Tuesday, February 28, 2012

Winter Remembering

Leaving a candle,
only winter remembering
in night shadow eyes.


This is the first of Poesytron's poems to literally give me chills.  I post a lot of nonsense here, and that's even after sorting out the really bad output that makes absolutely no sense, no matter how hard I try.  (In case you're wondering, of all the output that I go through, I consider slightly less than half of it worthy of posting.)

But the question I've been asking all along is, if I give a computer some poems, and some simple rules for selecting words out of those poems, can it create meaning?  And if it can, can it create unique meaning--and say something new with the words it rearranges?

And this haiku gives me a resounding YES to that question.  One haiku in the input database Poesytron draws on uses both "candle" and "winter," and another haiku entirely uses "winter" and "remembering."  There is not a single haiku that uses both "candle" and "remembering"--and yet those two ideas work well thematically, linked by a common thread.  And the same can be said for any three words in this haiku.

This doesn't always happen.  I've talked before of Poesytron getting stuck on one haiku in the database, and if that were the case here, I wouldn't be so excited about this result.

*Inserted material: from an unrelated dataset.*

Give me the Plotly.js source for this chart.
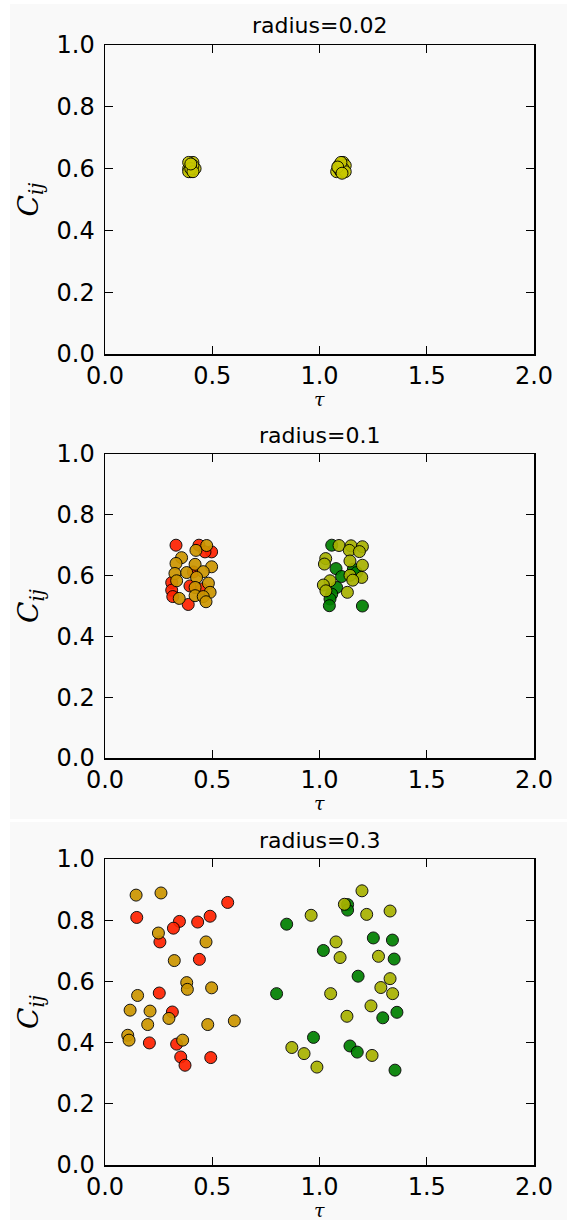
<!DOCTYPE html>
<html>
<head>
<meta charset="utf-8">
<script src="https://cdn.plot.ly/plotly-3.0.1.min.js"></script>
<style>
  html, body { margin: 0; padding: 0; background: #ffffff; }
  #chart { width: 567px; height: 1220px; }
</style>
</head>
<body>
<div id="chart"></div>
<script>
// ---- data -------------------------------------------------------------
const panelTitles = ['radius=0.02', 'radius=0.1', 'radius=0.3'];
const tauTicks = [0.0, 0.5, 1.0, 1.5, 2.0];
const cTicks = [0.0, 0.2, 0.4, 0.6, 0.8, 1.0];

// radius = 0.02
const r1LeftTau  = [0.40, 0.41, 0.39, 0.40, 0.42, 0.39, 0.41, 0.39, 0.40, 0.41, 0.40];
const r1LeftC    = [0.61, 0.62, 0.60, 0.59, 0.60, 0.59, 0.61, 0.62, 0.60, 0.59, 0.615];
const r1RightTau = [1.09, 1.11, 1.10, 1.08, 1.12, 1.10, 1.09, 1.11, 1.12, 1.10, 1.085, 1.105];
const r1RightC   = [0.61, 0.62, 0.60, 0.59, 0.61, 0.59, 0.60, 0.60, 0.59, 0.62, 0.605, 0.585];

// radius = 0.1
const r2RedTau   = [0.331, 0.438, 0.497, 0.466, 0.412, 0.311, 0.396, 0.311, 0.316, 0.451, 0.388];
const r2RedC     = [0.700, 0.700, 0.678, 0.678, 0.612, 0.577, 0.566, 0.552, 0.531, 0.556, 0.505];
const r2GoldTau  = [0.474, 0.424, 0.357, 0.331, 0.420, 0.497, 0.458, 0.326, 0.381, 0.427, 0.334, 0.482, 0.420, 0.490, 0.420, 0.346, 0.458, 0.471];
const r2GoldC    = [0.699, 0.683, 0.659, 0.640, 0.637, 0.629, 0.613, 0.607, 0.610, 0.594, 0.583, 0.575, 0.561, 0.545, 0.534, 0.525, 0.531, 0.514];
const r2GreenTau = [1.057, 1.077, 1.158, 1.103, 1.173, 1.080, 1.057, 1.049, 1.046, 1.200];
const r2GreenC   = [0.700, 0.623, 0.621, 0.597, 0.610, 0.561, 0.539, 0.523, 0.501, 0.500];
const r2OliveTau = [1.091, 1.147, 1.200, 1.139, 1.186, 1.029, 1.023, 1.142, 1.200, 1.142, 1.197, 1.155, 1.049, 1.018, 1.030, 1.130];
const r2OliveC   = [0.699, 0.698, 0.695, 0.683, 0.679, 0.656, 0.638, 0.648, 0.634, 0.601, 0.594, 0.585, 0.583, 0.569, 0.550, 0.545];

// radius = 0.3
const r3RedTau   = [0.572, 0.148, 0.347, 0.319, 0.432, 0.490, 0.256, 0.440, 0.253, 0.314, 0.207, 0.334, 0.353, 0.493, 0.373];
const r3RedC     = [0.858, 0.809, 0.796, 0.774, 0.794, 0.813, 0.729, 0.672, 0.562, 0.500, 0.399, 0.395, 0.353, 0.351, 0.326];
const r3GoldTau  = [0.145, 0.261, 0.249, 0.471, 0.323, 0.381, 0.384, 0.497, 0.152, 0.117, 0.210, 0.298, 0.199, 0.479, 0.603, 0.106, 0.112, 0.362];
const r3GoldC    = [0.882, 0.889, 0.758, 0.729, 0.668, 0.596, 0.574, 0.579, 0.554, 0.506, 0.503, 0.479, 0.459, 0.459, 0.471, 0.424, 0.408, 0.408];
const r3GreenTau = [1.131, 1.131, 0.847, 1.251, 1.340, 1.018, 1.348, 1.180, 0.800, 1.361, 1.295, 0.972, 1.142, 1.176, 1.352];
const r3GreenC   = [0.851, 0.833, 0.787, 0.742, 0.735, 0.701, 0.673, 0.617, 0.560, 0.499, 0.481, 0.417, 0.389, 0.369, 0.310];
const r3OliveTau = [1.198, 1.116, 1.220, 1.329, 0.961, 1.077, 1.096, 1.275, 1.329, 1.286, 1.341, 1.052, 1.240, 1.128, 0.871, 0.928, 1.245, 0.988];
const r3OliveC   = [0.896, 0.852, 0.819, 0.830, 0.816, 0.729, 0.678, 0.682, 0.609, 0.580, 0.560, 0.560, 0.520, 0.486, 0.384, 0.364, 0.358, 0.320];

// ---- styling ----------------------------------------------------------
const W = 567, H = 1220;
const BG = '#f9f9f9';
const COLORS = { red: '#ff2200', gold: '#cc9600', olive: '#a8b200', green: '#008000', yellow: '#c8c800' };
const FONT = 'DejaVu Sans, sans-serif';

// pixel frames of the three axes boxes: [left, right, top, bottom]
const frames = [
  [105, 534, 45, 354],
  [105, 534, 454, 758],
  [105, 534, 859, 1165]
];
const px = v => v / W;
const py = v => 1 - v / H;

function pts(x, y, color, axisIdx) {
  const s = axisIdx === 0 ? '' : String(axisIdx + 1);
  return {
    type: 'scatter', mode: 'markers', x: x, y: y,
    xaxis: 'x' + s, yaxis: 'y' + s,
    marker: { size: 12, color: color, opacity: 0.92, line: { color: '#000000', width: 1 } },
    hoverinfo: 'x+y', showlegend: false
  };
}

const data = [
  pts(r1LeftTau, r1LeftC, COLORS.yellow, 0),
  pts(r1RightTau, r1RightC, COLORS.yellow, 0),
  pts(r2RedTau, r2RedC, COLORS.red, 1),
  pts(r2GoldTau, r2GoldC, COLORS.gold, 1),
  pts(r2GreenTau, r2GreenC, COLORS.green, 1),
  pts(r2OliveTau, r2OliveC, COLORS.olive, 1),
  pts(r3RedTau, r3RedC, COLORS.red, 2),
  pts(r3GoldTau, r3GoldC, COLORS.gold, 2),
  pts(r3GreenTau, r3GreenC, COLORS.green, 2),
  pts(r3OliveTau, r3OliveC, COLORS.olive, 2)
];

const layout = {
  width: W, height: H,
  margin: { l: 0, r: 0, t: 0, b: 0 },
  paper_bgcolor: BG, plot_bgcolor: BG,
  showlegend: false,
  annotations: [],
  shapes: [
    // thin white borders of the figure canvas
    { type: 'rect', xref: 'paper', yref: 'paper', x0: 0, x1: px(10), y0: 0, y1: 1, fillcolor: '#ffffff', line: { width: 0 }, layer: 'below' },
    { type: 'rect', xref: 'paper', yref: 'paper', x0: 0, x1: 1, y0: py(4), y1: 1, fillcolor: '#ffffff', line: { width: 0 }, layer: 'below' },
    { type: 'rect', xref: 'paper', yref: 'paper', x0: 0, x1: 1, y0: py(822), y1: py(819), fillcolor: '#ffffff', line: { width: 0 }, layer: 'below' }
  ]
};

const axisCommon = {
  showgrid: false, zeroline: false,
  showline: true, linecolor: '#000000', linewidth: 1.5, mirror: 'allticks',
  ticks: 'inside', ticklen: 8, tickwidth: 1, tickcolor: '#000000',
  tickfont: { family: FONT, size: 24, color: '#000000' },
  tickformat: '.1f', fixedrange: true
};

frames.forEach((f, i) => {
  const s = i === 0 ? '' : String(i + 1);
  layout['xaxis' + s] = Object.assign({}, axisCommon, {
    domain: [px(f[0]), px(f[1])], range: [0, 2], anchor: 'y' + s,
    tickmode: 'array', tickvals: tauTicks, ticklabelstandoff: 0
  });
  layout['yaxis' + s] = Object.assign({}, axisCommon, {
    domain: [py(f[3]), py(f[2])], range: [0, 1], anchor: 'x' + s,
    tickmode: 'array', tickvals: cTicks, ticklabelstandoff: 4
  });
  const cx = (f[0] + f[1]) / 2;
  layout.annotations.push(
    { text: panelTitles[i], xref: 'paper', yref: 'paper', x: px(cx), y: py(f[2] - 19),
      showarrow: false, xanchor: 'center', yanchor: 'middle',
      font: { family: FONT, size: 22, color: '#000000' } },
    { text: '<i>τ</i>', xref: 'paper', yref: 'paper', x: px(cx), y: py(f[3] + 45),
      showarrow: false, xanchor: 'center', yanchor: 'middle',
      font: { family: 'DejaVu Serif, serif', size: 19, color: '#000000' } },
    { text: '<i>C</i><sub><i>ij</i></sub>', xref: 'paper', yref: 'paper', x: px(30), y: py((f[2] + f[3]) / 2),
      showarrow: false, xanchor: 'center', yanchor: 'middle', textangle: -90,
      font: { family: 'DejaVu Serif, serif', size: 28, color: '#000000' } }
  );
});

Plotly.newPlot('chart', data, layout, { staticPlot: true });
</script>
</body>
</html>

Sure, there's some luck involved.  This haiku somehow came together syntactically as well as thematically.  Most of Poesytron's haiku have at least one "a," "of," or "the," stuck in just the right spot to break the syntax and jar the reader out of any potential flow to the poem.  But my goal isn't to give Poesytron an exhaustive list of rules and parameters to try and make it as complexly human as possible.  To paraphrase the great economist E.F. Schumacher, "Any fool can make something complex, but it takes a touch of genius to move in the opposite direction."  My goal is to find out how few rules you need before you generate something more or less "human"--and then, of course, to explore what that means for us as readers as we encounter poems like the one above.  What happens to the obvious "meaning" of the poem when we know Poesytron had no intention behind it?

I don't even begin to have an answer for that yet.  All I know is I find a poignancy in this haiku, and that isn't something that even I expected Poesytron to be able to achieve yet.